= Vicente N. Mendoza =

Mexican politician

Vicente Néstor Mendoza Balderrama (1876–1940) was a Mexican politician and jurist.

==Life and career==
Vicente Néstor Mendoza Balderrama was born in 1876 in Santa Isabel, in the Mexican state of Chihuahua. He was part of a family of peasants, earning their living by cultivating small areas of land. His education was limited to elementary school. Gradually he became prominent in his native town and eventually became the municipal president, equivalent to Mayor of the town. He married on the year of 1903, to a peasant lady named Francisca Parada, and they had eight children. The family became prominent and established a store selling daily household items.

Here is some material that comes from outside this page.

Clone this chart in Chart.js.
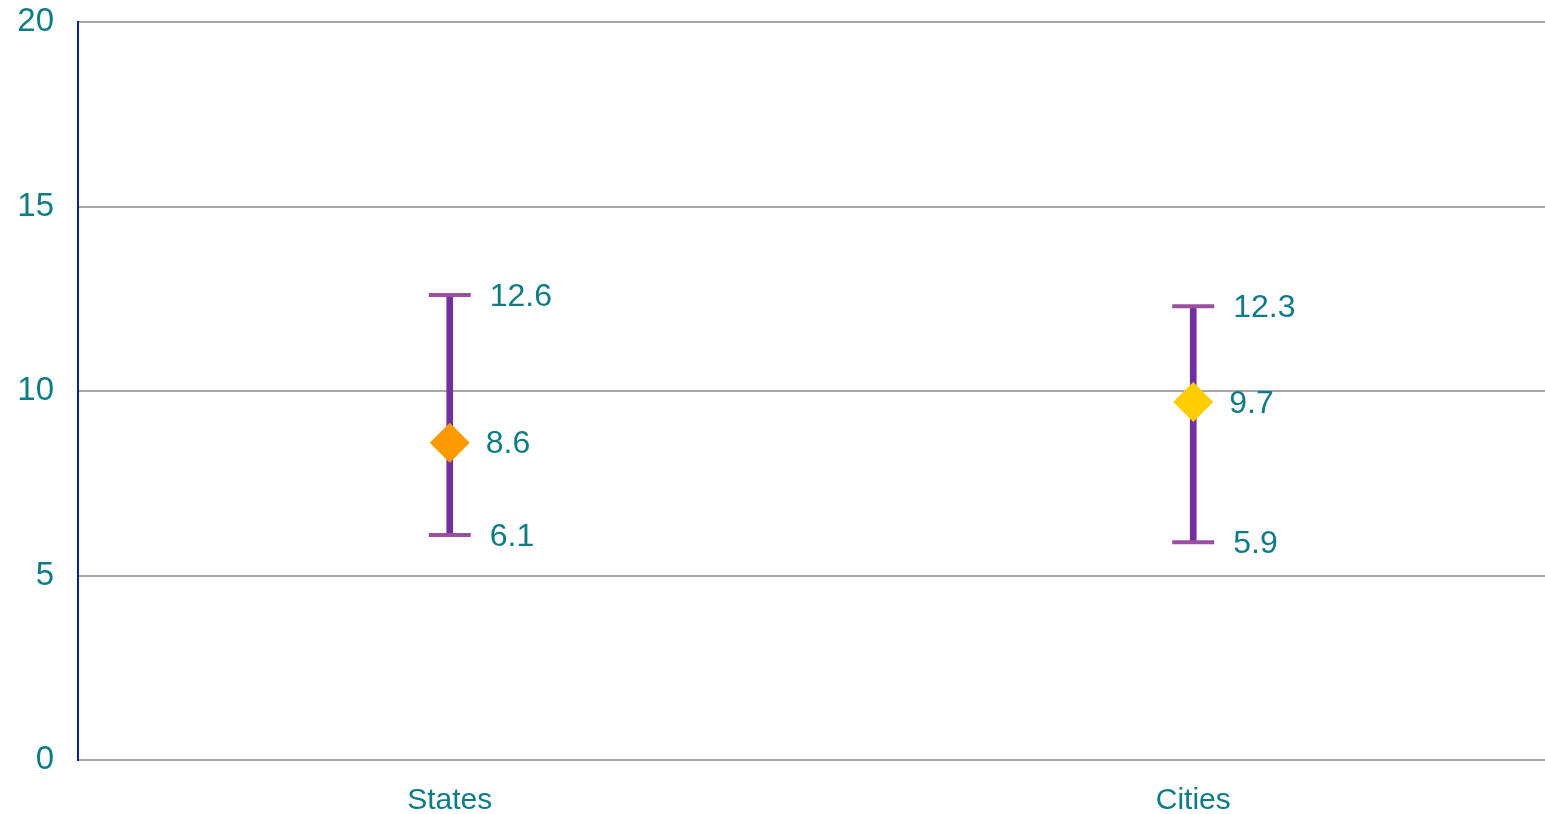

Around the year 1910, the Mexican Revolution began and the family had to leave Santa Isabel, and establish in the city of Chihuahua, capital of the state. Again, Vicente N. Mendoza became prominent in the government of the State; eventually he became served in the XXX Legislature of the state congress and then was chosen to be Interim Governor of the State in the years of 1924 and 1925. Thereafter, he held a position of Minister of the Supreme Tribunal of Justice. By this time he had developed self-taught qualities of a lawyer and therefore held several positions as Judge in different towns of the state, namely: Batopilas, Camargo, Parral, Cusihuiriachic and Santa Bárbara. He died on January 3, 1940, in Mexico City.